What should have taken us only half an hour took us over an hour to get to this historic church, where our good friend, Edith Ho, was formerly the organist/choirmaster. Unfortunately, it meant that we missed organist Mark Dwyer’s prelude, Cortège et litanie by Marcel Dupré. We arrived in the middle of the Gloria, part of a polyphonic mass by Giovanni Pierluigi da Palestrina (1524-1594) sung by the Church of the Advent Choir, an all-professional group, which sounded as lovely as ever. Other parts of the Palestrina mass included the Sanctus, Benedictus and the Agnus Dei. The summer choir of ten singers also sang Credo quod redemptor meus vivit as the Offertory and Sing unto The Lord by Christopher Tye (c1505-1572).

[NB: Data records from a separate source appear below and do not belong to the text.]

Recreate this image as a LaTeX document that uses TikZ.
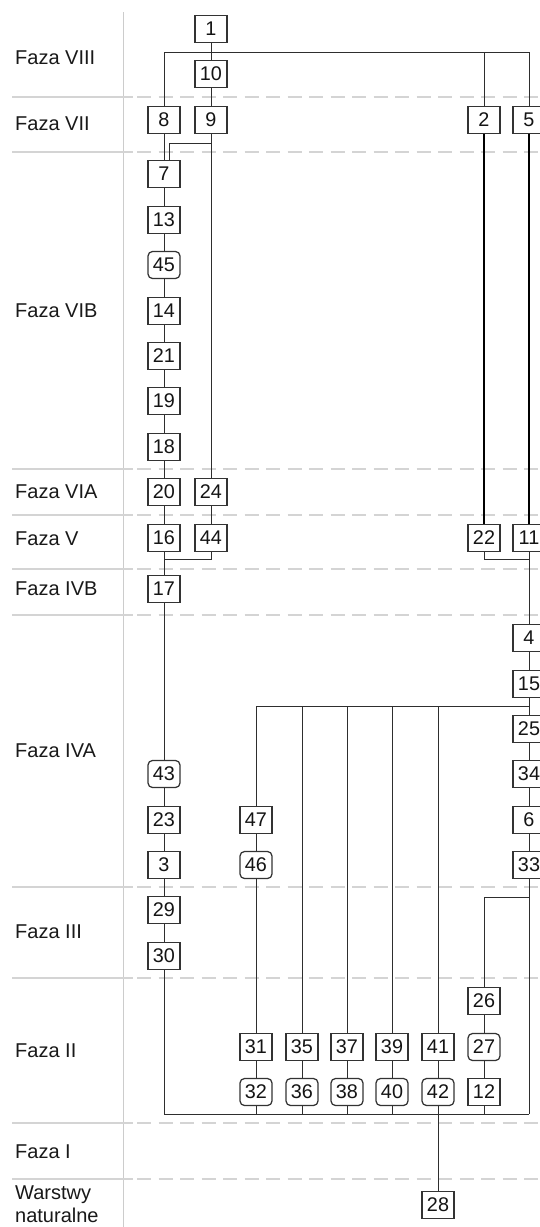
\documentclass[tikz,border=0pt]{standalone}
\usepackage{fontspec}
\setmainfont{Liberation Sans}
\begin{document}
\begin{tikzpicture}[x=1pt,y=-1pt,
  bx/.style={draw=black!80,line width=1.25pt,minimum width=32pt,minimum height=27pt,inner sep=0pt,fill=white,text=black!92,font=\fontsize{19.8}{22}\selectfont},
  rbx/.style={bx,rounded corners=4.5pt},
  ln/.style={draw=black!82,line width=1pt},
  heavyline/.style={draw=black,line width=2.2pt},
  lab/.style={anchor=base west,inner sep=0pt,text=black!90,font=\fontsize{20}{24}\selectfont},
  sepsolid/.style={draw=black!17,line width=1.3pt},
  sepdash/.style={draw=black!17,line width=1.3pt,dash pattern=on 14pt off 7.5pt},
  vsep/.style={draw=black!20,line width=1pt}]
\useasboundingbox (0,0) rectangle (540,1227);
\clip (0,0) rectangle (540,1227);
\fill[white] (0,0) rectangle (540,1227);
% separators
\draw[vsep] (123,12) -- (123,1227);
\foreach \yy in {97,152,469,515,569,615,887,978,1123,1179}{
  \draw[sepsolid] (12,\yy) -- (133,\yy);
  \draw[sepdash] (137,\yy) -- (540,\yy);
}
% labels
\node[lab] (l8) at (15,64) {Faza VIII};
\node[lab] (l7) at (15,130) {Faza VII};
\node[lab] (l6b) at (15,317) {Faza VIB};
\node[lab] (l6a) at (15,498) {Faza VIA};
\node[lab] (l5) at (15,545) {Faza V};
\node[lab] (l4b) at (15,595) {Faza IVB};
\node[lab] (l4a) at (15,757) {Faza IVA};
\node[lab] (l3) at (15,938) {Faza III};
\node[lab] (l2) at (15,1057) {Faza II};
\node[lab] (l1) at (15,1158) {Faza I};
\node[lab] (lw) at (15,1199) {Warstwy};
\node[lab] (ln0) at (15,1222) {naturalne};
% coordinates
\coordinate (top) at (164,52);
\coordinate (topR) at (529,52);
\coordinate (j9) at (211,143);
\coordinate (jA) at (164,559);
\coordinate (jE) at (529,559);
\coordinate (fan) at (529,706);
\coordinate (br) at (529,897);
\coordinate (bl) at (164,1114);
\coordinate (brr) at (529,1114);
% boxes
\node[bx] (n1) at (211,29) {1};
\node[bx] (n10) at (211,74) {10};
\node[bx] (n8) at (164,120) {8};
\node[bx] (n9) at (211,120) {9};
\node[bx] (n2) at (484,120) {2};
\node[bx] (n5) at (529,120) {5};
\node[bx] (n7) at (164,174) {7};
\node[bx] (n13) at (164,220) {13};
\node[rbx] (n45) at (164,265) {45};
\node[bx] (n14) at (164,311) {14};
\node[bx] (n21) at (164,356) {21};
\node[bx] (n19) at (164,401) {19};
\node[bx] (n18) at (164,447) {18};
\node[bx] (n20) at (164,492) {20};
\node[bx] (n24) at (211,492) {24};
\node[bx] (n16) at (164,538) {16};
\node[bx] (n44) at (211,538) {44};
\node[bx] (n22) at (484,538) {22};
\node[bx] (n11) at (529,538) {11};
\node[bx] (n17) at (164,589) {17};
\node[bx] (n4) at (529,638) {4};
\node[bx] (n15) at (529,684) {15};
\node[bx] (n25) at (529,729) {25};
\node[bx] (n34) at (529,774) {34};
\node[bx] (n6) at (529,820) {6};
\node[bx] (n33) at (529,865) {33};
\node[rbx] (n43) at (164,774) {43};
\node[bx] (n23) at (164,820) {23};
\node[bx] (n3) at (164,865) {3};
\node[bx] (n47) at (256,820) {47};
\node[rbx] (n46) at (256,865) {46};
\node[bx] (n29) at (164,910) {29};
\node[bx] (n30) at (164,956) {30};
\node[bx] (n26) at (484,1001) {26};
\node[bx] (n31) at (256,1047) {31};
\node[bx] (n35) at (302,1047) {35};
\node[bx] (n37) at (347,1047) {37};
\node[bx] (n39) at (392,1047) {39};
\node[bx] (n41) at (438,1047) {41};
\node[rbx] (n27) at (484,1047) {27};
\node[rbx] (n32) at (256,1092) {32};
\node[rbx] (n36) at (302,1092) {36};
\node[rbx] (n38) at (347,1092) {38};
\node[rbx] (n40) at (392,1092) {40};
\node[rbx] (n42) at (438,1092) {42};
\node[bx] (n12) at (484,1092) {12};
\node[bx] (n28) at (438,1205) {28};
% connectors
\draw[ln] (top) -- (topR);
\draw[ln] (n8.north) -- (top);
\draw[ln] (n2.north) -- (n2 |- top);
\draw[ln] (n5.north) -- (n5 |- top);
\draw[ln] (n1) -- (n10);
\draw[ln] (n10) -- (n9);
\draw[ln] (n8) -- (n7);
\draw[ln] (n9) -- (n24);
\draw[ln] (j9) -| ([xshift=5pt]n7.north);
\foreach \a/\b in {7/13,13/45,45/14,14/21,21/19,19/18,18/20,20/16,16/17,17/43,43/23,23/3,3/29,29/30,24/44,4/15,15/25,25/34,34/6,6/33,47/46,46/31,31/32,35/36,37/38,39/40,41/42,26/27,27/12,42/28}
  {\draw[ln] (n\a) -- (n\b);}
\draw[ln] (n44.south) |- (jA);
\draw[heavyline] (n2.south) -- (n22.north);
\draw[heavyline] (n5.south) -- (n11.north);
\draw[ln] (n22.south) |- (jE);
\draw[ln] (n11) -- (n4);
\draw[ln] (n33.south) -- (brr);
\draw[ln] (fan) -| (n47.north);
\foreach \k in {35,37,39,41}{\draw[ln] (fan) -| (n\k.north);}
\draw[ln] (br) -| (n26.north);
\draw[ln] (n30.south) -- (bl) -- (brr);
\foreach \k in {32,36,38,40,12}{\draw[ln] (n\k.south) -- (n\k |- bl);}
\end{tikzpicture}
\end{document}
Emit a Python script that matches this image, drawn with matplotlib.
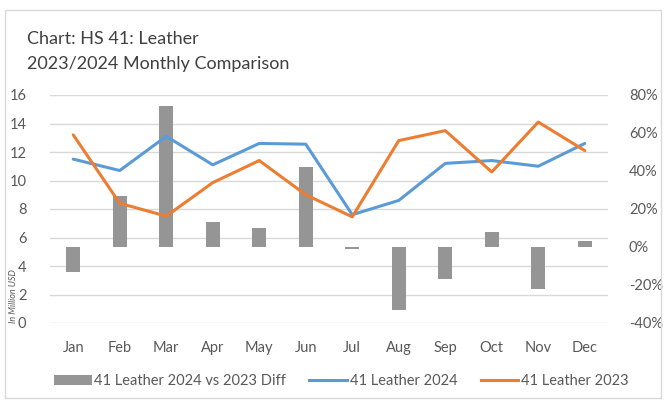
import matplotlib
matplotlib.use("Agg")
import matplotlib.pyplot as plt
import numpy as np
from matplotlib.patches import Rectangle, Patch
from matplotlib.lines import Line2D
from matplotlib.ticker import FuncFormatter

months = ["Jan", "Feb", "Mar", "Apr", "May", "Jun", "Jul", "Aug", "Sep", "Oct", "Nov", "Dec"]
leather_2024 = [11.5, 10.7, 13.1, 11.1, 12.6, 12.55, 7.6, 8.6, 11.2, 11.4, 11.0, 12.6]
leather_2023 = [13.2, 8.4, 7.5, 9.85, 11.4, 9.0, 7.45, 12.8, 13.5, 10.6, 14.1, 12.1]
diff_pct = [-13, 27, 74, 13, 10, 42, -1, -33, -17, 8, -22, 3]
left_ticks = [0, 2, 4, 6, 8, 10, 12, 14, 16]
right_ticks = [-40, -20, 0, 20, 40, 60, 80]

plt.rcParams['font.family'] = ['Lato', 'DejaVu Sans']

W, H = 669, 405
fig = plt.figure(figsize=(W / 100, H / 100), dpi=100)
fig.patch.set_facecolor("white")

# outer frame
fig.patches.append(Rectangle((5 / W, 1 - 398 / H), 656 / W, 388 / H, transform=fig.transFigure,
                             fill=False, edgecolor="#d9d9d9", linewidth=1.0))

x0, x1, ytop, ybot = 50, 608, 95, 323
rect = [x0 / W, 1 - ybot / H, (x1 - x0) / W, (ybot - ytop) / H]
ax = fig.add_axes(rect)
x = np.arange(len(months))

ax.set_xlim(-0.5, len(months) - 0.5)
ax.set_ylim(left_ticks[0], left_ticks[-1])
ax.set_yticks(left_ticks)
ax.grid(axis="y", color="#d9d9d9", linewidth=1.0)
ax.set_axisbelow(True)
for s in ax.spines.values():
    s.set_visible(False)
ax.tick_params(axis="both", length=0, labelsize=10.5, colors="#595959")
ax.tick_params(axis="y", pad=17)
ax.tick_params(axis="x", pad=13)
ax.set_xticks(x)
ax.set_xticklabels(months)

# bars on right axis
ax2 = ax.twinx()
ax2.set_ylim(right_ticks[0], right_ticks[-1])
ax2.set_yticks(right_ticks)
ax2.yaxis.set_major_formatter(FuncFormatter(lambda v, p: f"{int(v)}%"))
bar_color = "#959595"
ax2.bar(x, diff_pct, width=0.3, color=bar_color)
for s in ax2.spines.values():
    s.set_visible(False)
ax2.tick_params(axis="y", length=0, labelsize=10.5, colors="#595959", pad=15)

# lines on top, left scale
ax3 = ax.twinx()
ax3.set_ylim(ax.get_ylim())
ax3.set_yticks([])
for s in ax3.spines.values():
    s.set_visible(False)
blue = "#5B9BD5"
orange = "#ED7D31"
ax3.plot(x, leather_2024, color=blue, linewidth=2.2, solid_capstyle="round")
ax3.plot(x, leather_2023, color=orange, linewidth=2.2, solid_capstyle="round")

# title
fig.text(27 / W, 1 - 44 / H, "Chart: HS 41: Leather", fontsize=13, color="#404040", ha="left", va="baseline")
fig.text(27 / W, 1 - 69 / H, "2023/2024 Monthly Comparison", fontsize=13, color="#404040", ha="left", va="baseline")

# axis note
fig.text(14 / W, 1 - 296 / H, "In Million USD", rotation=90, fontsize=6.5, style="italic",
         color="#595959", ha="center", va="center")

handles = [Patch(facecolor=bar_color, edgecolor="none"),
           Line2D([0], [0], color=blue, linewidth=2.2),
           Line2D([0], [0], color=orange, linewidth=2.2)]
labels = ["41 Leather 2024 vs 2023 Diff", "41 Leather 2024", "41 Leather 2023"]
fig.legend(handles, labels, loc="center", bbox_to_anchor=(0.51, 1 - 381 / H), ncol=3, frameon=False,
           fontsize=10.5, labelcolor="#595959", handlelength=2.6, handleheight=0.7,
           handletextpad=0.15, columnspacing=1.6)

fig.savefig("out.png", dpi=100)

Click here for videos of the Advent Choir.
From the Church of the Advent website: Mark Dwyer came to the Advent from St Paul’s Parish, K Street, in Washington, DC, in 2007. He was formerly the Music Director at the Cathedral of All Saints in Albany, NY, and before that Associate Organist and Choirmaster at the Advent. A Worcester native and 1985 graduate of the New England Conservatory (also earning a Master’s Degree in 1990), where he studied with Yuko Hayashi, William Porter, Frank Taylor and Charles Krigbaum, Mark has also been a faculty member and choirmaster at the annual Saint Michael’s Conference for Young People for many years. An active accompanist and recitalist, Mark has performed in North and South America and Europe. He is featured on several recordings by the Advent Choir as both accompanist and conductor, and is the performer on a JAV recording of the Advent’s Aeolian-Skinner organ in the series “Great Organ Builders of America: A Retrospective.” Mark and his wife Cheryl have a son, Douglas.
I was impressed by the excellent service playing by Mark Dwyer, and I absolutely loved it when he pulled on the Festival Trumpets on the closing hymn. At the end of the service, about forty people sat quietly during the organ postlude, Symphonie VI, op. 42: Finale by Charles-Marie Widor (1844-1937). I was very happy when there was no one clapped afterwards! (I guess now I’m showing my bias about applause in church!)<!